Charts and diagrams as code
------------
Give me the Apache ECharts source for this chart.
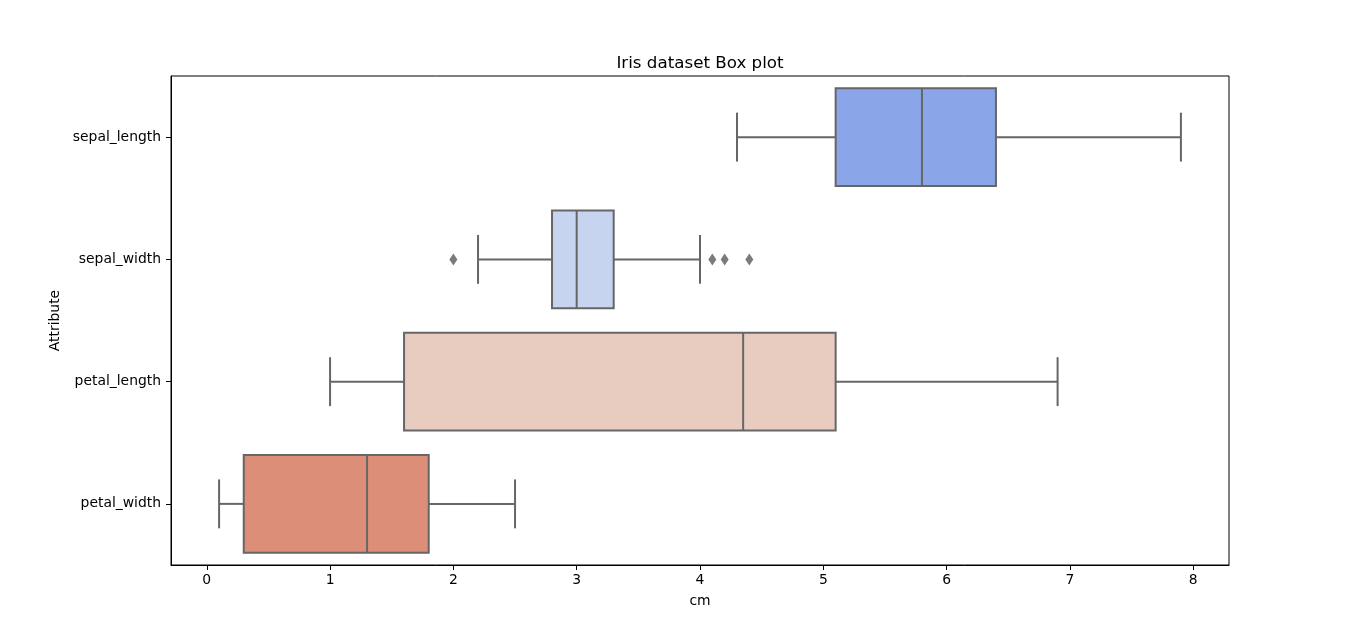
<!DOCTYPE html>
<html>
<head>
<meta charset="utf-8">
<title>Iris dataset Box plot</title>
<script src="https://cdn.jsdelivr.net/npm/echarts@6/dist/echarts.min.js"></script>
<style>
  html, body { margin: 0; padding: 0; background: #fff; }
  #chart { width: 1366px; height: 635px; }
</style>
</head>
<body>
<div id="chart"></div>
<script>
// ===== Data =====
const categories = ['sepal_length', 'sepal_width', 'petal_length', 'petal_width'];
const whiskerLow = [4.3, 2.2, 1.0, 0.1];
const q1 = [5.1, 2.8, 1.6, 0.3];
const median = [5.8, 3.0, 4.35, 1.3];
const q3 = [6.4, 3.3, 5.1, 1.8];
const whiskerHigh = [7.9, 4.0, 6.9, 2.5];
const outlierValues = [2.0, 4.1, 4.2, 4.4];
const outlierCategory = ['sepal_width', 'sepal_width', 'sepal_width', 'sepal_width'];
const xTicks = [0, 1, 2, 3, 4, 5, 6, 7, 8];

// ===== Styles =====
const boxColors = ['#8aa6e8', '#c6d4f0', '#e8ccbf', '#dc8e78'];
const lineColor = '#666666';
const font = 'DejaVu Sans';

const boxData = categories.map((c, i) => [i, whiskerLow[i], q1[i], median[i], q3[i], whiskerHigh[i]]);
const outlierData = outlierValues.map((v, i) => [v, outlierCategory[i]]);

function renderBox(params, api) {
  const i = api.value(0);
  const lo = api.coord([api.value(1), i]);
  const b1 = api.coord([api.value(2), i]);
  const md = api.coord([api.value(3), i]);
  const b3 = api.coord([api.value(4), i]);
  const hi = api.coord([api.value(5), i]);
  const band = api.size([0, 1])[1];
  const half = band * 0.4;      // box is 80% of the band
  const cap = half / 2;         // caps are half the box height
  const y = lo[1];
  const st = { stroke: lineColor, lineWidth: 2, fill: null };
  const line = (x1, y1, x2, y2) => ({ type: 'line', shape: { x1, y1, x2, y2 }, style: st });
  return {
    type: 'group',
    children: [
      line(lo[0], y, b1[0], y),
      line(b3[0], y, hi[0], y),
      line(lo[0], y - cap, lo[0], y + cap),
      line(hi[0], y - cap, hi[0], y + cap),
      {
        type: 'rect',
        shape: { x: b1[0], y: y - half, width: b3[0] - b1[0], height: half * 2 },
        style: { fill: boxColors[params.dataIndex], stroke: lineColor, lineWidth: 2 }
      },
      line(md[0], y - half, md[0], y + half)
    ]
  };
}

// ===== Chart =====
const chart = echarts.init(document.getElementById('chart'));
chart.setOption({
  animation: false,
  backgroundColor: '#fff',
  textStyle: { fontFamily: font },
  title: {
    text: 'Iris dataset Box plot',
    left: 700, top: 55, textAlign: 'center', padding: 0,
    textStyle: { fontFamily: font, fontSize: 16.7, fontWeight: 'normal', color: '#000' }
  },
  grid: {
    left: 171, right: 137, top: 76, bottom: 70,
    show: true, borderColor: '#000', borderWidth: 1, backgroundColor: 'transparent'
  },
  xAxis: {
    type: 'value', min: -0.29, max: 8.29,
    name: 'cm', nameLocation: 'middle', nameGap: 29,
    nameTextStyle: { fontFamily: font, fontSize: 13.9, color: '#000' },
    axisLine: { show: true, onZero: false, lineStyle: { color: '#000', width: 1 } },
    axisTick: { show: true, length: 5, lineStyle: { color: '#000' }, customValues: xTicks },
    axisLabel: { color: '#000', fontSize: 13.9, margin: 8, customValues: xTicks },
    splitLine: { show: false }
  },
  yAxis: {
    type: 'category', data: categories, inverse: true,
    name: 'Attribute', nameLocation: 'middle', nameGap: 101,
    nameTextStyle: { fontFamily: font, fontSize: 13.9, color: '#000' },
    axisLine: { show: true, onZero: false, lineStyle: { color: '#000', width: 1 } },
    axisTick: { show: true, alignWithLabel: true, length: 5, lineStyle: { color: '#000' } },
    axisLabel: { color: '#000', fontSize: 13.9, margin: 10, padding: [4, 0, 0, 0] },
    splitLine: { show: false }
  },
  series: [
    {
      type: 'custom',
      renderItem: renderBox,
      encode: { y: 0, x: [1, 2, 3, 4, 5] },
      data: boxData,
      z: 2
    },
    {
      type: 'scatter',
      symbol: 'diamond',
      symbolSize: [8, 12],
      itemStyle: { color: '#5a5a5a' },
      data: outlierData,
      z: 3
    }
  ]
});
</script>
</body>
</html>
------------
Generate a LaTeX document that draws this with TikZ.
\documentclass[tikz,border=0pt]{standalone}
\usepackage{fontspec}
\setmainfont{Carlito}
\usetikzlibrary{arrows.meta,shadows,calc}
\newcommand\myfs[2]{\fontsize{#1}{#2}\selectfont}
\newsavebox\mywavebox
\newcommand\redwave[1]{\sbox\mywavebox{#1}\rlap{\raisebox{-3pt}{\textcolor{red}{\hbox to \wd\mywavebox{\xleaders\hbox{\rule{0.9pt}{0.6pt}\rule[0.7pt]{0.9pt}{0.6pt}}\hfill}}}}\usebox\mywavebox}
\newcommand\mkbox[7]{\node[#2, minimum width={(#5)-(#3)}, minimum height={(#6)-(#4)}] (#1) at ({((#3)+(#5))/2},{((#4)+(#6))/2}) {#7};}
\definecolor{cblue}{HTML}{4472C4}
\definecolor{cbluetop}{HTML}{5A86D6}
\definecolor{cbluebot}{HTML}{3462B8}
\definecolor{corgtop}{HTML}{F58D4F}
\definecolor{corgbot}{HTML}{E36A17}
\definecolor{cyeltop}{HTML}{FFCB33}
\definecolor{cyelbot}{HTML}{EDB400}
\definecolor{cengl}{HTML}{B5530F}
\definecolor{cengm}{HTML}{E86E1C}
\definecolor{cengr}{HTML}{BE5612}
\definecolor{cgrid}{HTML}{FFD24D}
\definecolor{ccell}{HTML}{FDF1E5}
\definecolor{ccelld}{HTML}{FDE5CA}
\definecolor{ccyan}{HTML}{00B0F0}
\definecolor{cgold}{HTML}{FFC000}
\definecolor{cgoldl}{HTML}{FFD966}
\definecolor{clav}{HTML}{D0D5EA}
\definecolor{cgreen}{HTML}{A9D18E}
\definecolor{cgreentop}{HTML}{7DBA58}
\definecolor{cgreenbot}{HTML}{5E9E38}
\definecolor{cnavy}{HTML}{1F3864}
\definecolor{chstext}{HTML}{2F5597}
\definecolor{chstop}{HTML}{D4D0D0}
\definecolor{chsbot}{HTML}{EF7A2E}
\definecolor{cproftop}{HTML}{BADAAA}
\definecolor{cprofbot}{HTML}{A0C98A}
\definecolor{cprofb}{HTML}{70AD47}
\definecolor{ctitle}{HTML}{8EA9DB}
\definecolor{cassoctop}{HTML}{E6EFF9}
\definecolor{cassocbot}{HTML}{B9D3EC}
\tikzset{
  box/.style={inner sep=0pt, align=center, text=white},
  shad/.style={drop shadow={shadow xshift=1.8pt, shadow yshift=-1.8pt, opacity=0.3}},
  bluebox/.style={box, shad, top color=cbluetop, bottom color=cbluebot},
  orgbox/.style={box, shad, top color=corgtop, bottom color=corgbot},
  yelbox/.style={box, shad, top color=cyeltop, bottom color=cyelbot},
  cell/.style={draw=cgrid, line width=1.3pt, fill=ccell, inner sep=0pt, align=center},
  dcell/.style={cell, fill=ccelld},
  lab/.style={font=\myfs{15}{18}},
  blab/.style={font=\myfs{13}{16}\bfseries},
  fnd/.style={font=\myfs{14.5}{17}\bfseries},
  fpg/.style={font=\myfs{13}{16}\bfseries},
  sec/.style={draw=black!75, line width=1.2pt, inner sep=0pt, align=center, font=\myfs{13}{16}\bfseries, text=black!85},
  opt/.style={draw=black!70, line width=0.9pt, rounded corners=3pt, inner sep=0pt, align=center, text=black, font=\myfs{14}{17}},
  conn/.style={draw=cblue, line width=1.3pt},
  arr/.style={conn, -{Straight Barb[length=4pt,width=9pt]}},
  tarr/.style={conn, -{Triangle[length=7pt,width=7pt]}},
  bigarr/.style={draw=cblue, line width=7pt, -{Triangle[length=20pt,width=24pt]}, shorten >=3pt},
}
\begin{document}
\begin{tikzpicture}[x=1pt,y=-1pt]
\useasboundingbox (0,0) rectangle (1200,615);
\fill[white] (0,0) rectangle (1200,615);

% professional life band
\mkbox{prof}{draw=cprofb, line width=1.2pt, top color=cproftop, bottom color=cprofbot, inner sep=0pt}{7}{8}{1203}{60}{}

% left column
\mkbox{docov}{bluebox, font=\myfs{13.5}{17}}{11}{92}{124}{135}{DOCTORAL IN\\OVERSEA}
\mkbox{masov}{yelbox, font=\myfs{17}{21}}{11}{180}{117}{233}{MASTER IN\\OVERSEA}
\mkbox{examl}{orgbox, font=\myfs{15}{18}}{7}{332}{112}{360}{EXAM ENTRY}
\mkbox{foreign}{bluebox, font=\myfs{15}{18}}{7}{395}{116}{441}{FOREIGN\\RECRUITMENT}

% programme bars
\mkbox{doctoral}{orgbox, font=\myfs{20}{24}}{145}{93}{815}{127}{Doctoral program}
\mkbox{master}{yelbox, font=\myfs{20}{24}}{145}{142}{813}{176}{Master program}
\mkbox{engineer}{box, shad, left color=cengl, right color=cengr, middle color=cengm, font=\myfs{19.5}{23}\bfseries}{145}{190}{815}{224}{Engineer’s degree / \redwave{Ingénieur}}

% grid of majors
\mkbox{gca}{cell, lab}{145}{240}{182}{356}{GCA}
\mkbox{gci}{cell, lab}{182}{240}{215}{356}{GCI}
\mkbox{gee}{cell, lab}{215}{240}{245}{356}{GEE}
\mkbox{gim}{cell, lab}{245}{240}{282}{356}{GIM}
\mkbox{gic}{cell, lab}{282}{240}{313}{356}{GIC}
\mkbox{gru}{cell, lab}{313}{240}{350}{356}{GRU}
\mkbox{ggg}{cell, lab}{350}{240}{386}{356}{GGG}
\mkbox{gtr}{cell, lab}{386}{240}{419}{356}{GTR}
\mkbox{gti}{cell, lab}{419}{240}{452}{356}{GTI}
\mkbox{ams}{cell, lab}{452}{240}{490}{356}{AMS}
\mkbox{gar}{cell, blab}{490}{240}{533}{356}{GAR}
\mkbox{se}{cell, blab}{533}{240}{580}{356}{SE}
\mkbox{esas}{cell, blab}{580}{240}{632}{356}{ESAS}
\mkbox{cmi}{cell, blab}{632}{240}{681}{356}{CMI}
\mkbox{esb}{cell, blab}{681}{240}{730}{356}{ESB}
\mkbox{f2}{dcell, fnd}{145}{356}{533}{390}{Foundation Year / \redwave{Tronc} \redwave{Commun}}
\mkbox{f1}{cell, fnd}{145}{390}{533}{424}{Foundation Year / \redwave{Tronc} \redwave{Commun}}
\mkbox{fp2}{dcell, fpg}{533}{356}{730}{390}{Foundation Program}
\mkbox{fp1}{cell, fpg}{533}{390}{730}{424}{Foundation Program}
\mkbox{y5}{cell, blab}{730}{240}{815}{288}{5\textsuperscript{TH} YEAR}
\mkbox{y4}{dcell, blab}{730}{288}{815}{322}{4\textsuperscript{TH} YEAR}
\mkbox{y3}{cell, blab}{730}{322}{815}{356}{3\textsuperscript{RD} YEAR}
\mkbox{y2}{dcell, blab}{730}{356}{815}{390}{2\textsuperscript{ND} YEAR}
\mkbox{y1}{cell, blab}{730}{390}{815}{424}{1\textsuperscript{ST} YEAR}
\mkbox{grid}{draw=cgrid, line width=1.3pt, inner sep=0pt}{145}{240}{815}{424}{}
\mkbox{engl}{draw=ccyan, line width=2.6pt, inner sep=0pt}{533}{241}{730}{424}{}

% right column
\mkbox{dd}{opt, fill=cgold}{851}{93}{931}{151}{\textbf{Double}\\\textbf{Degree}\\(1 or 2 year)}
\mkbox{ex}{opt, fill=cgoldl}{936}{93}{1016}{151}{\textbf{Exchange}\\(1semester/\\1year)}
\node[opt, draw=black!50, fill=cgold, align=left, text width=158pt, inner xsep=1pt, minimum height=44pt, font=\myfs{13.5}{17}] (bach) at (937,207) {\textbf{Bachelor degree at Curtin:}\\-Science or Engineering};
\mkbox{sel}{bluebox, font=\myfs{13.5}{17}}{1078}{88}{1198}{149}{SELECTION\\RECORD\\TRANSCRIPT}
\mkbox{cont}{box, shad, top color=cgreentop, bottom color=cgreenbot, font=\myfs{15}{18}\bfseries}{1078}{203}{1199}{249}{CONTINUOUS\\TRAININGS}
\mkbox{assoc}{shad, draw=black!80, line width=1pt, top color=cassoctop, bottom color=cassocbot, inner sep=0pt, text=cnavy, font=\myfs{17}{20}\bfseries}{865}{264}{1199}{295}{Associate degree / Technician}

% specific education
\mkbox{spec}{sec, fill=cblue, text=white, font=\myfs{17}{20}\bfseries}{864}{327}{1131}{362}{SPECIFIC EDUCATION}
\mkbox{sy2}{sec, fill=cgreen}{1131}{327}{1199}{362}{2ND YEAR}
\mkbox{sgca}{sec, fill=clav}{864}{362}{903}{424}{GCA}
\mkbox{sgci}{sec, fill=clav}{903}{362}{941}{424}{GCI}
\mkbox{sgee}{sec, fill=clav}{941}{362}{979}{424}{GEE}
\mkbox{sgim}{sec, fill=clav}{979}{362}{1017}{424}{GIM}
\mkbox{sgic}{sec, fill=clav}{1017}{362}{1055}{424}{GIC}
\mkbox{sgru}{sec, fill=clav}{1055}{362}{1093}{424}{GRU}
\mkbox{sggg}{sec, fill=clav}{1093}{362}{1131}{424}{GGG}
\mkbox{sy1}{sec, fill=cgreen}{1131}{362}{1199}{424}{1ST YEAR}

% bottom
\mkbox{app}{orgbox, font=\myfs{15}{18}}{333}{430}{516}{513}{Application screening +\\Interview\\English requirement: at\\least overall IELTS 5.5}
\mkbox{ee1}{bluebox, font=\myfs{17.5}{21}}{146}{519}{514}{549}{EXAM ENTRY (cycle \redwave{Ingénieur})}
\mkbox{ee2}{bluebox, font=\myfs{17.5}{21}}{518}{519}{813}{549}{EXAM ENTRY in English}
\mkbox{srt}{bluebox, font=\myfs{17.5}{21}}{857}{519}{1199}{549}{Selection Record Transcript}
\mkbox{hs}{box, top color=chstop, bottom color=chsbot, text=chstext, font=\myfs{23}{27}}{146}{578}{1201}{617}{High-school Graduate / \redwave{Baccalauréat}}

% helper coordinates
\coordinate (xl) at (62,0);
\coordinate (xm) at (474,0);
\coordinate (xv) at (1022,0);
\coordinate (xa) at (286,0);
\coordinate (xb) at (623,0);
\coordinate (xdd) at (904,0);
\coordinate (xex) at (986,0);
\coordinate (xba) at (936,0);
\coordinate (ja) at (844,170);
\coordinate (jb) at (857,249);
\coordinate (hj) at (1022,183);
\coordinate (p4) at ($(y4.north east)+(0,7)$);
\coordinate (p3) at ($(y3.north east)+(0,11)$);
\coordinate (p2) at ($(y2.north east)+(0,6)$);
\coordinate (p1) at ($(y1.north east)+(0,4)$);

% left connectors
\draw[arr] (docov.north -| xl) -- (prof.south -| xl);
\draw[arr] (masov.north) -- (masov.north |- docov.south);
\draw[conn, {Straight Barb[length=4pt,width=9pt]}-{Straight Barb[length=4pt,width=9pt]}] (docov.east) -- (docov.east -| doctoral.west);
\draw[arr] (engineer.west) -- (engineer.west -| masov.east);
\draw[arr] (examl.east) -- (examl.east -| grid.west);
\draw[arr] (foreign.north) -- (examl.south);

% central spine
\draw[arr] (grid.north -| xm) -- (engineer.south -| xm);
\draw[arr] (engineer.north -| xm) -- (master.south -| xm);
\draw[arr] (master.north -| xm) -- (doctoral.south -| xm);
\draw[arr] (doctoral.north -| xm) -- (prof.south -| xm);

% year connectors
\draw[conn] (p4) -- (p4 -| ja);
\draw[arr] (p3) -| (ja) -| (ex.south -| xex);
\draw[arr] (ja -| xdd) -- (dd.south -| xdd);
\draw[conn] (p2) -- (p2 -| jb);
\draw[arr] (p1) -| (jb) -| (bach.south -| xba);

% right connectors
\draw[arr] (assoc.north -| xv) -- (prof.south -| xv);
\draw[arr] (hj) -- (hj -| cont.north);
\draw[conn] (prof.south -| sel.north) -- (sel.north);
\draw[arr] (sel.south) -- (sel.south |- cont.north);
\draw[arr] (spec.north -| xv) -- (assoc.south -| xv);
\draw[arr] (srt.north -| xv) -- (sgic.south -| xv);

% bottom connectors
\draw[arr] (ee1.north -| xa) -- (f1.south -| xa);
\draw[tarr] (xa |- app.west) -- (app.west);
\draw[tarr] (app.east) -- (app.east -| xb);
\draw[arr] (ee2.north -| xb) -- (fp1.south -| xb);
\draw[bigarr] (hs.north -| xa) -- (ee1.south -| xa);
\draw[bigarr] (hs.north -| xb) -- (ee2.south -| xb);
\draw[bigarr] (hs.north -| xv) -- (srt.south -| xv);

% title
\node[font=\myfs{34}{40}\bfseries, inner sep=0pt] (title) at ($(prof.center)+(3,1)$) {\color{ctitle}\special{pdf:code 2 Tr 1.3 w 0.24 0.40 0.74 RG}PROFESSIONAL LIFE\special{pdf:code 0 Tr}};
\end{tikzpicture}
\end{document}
------------
■ **TASK REQUIREMENTS**
Skip the pictures. Set down only the lines from the one containing "Give me the" through the one containing "const outlierData = outlierValues.map((v, i)", exactly as they appear, ends included.

■ **EXERCISE ANSWER**
Give me the Apache ECharts source for this chart.
<!DOCTYPE html>
<html>
<head>
<meta charset="utf-8">
<title>Iris dataset Box plot</title>
<script src="https://cdn.jsdelivr.net/npm/echarts@6/dist/echarts.min.js"></script>
<style>
  html, body { margin: 0; padding: 0; background: #fff; }
  #chart { width: 1366px; height: 635px; }
</style>
</head>
<body>
<div id="chart"></div>
<script>
// ===== Data =====
const categories = ['sepal_length', 'sepal_width', 'petal_length', 'petal_width'];
const whiskerLow = [4.3, 2.2, 1.0, 0.1];
const q1 = [5.1, 2.8, 1.6, 0.3];
const median = [5.8, 3.0, 4.35, 1.3];
const q3 = [6.4, 3.3, 5.1, 1.8];
const whiskerHigh = [7.9, 4.0, 6.9, 2.5];
const outlierValues = [2.0, 4.1, 4.2, 4.4];
const outlierCategory = ['sepal_width', 'sepal_width', 'sepal_width', 'sepal_width'];
const xTicks = [0, 1, 2, 3, 4, 5, 6, 7, 8];

// ===== Styles =====
const boxColors = ['#8aa6e8', '#c6d4f0', '#e8ccbf', '#dc8e78'];
const lineColor = '#666666';
const font = 'DejaVu Sans';

const boxData = categories.map((c, i) => [i, whiskerLow[i], q1[i], median[i], q3[i], whiskerHigh[i]]);
const outlierData = outlierValues.map((v, i) => [v, outlierCategory[i]]);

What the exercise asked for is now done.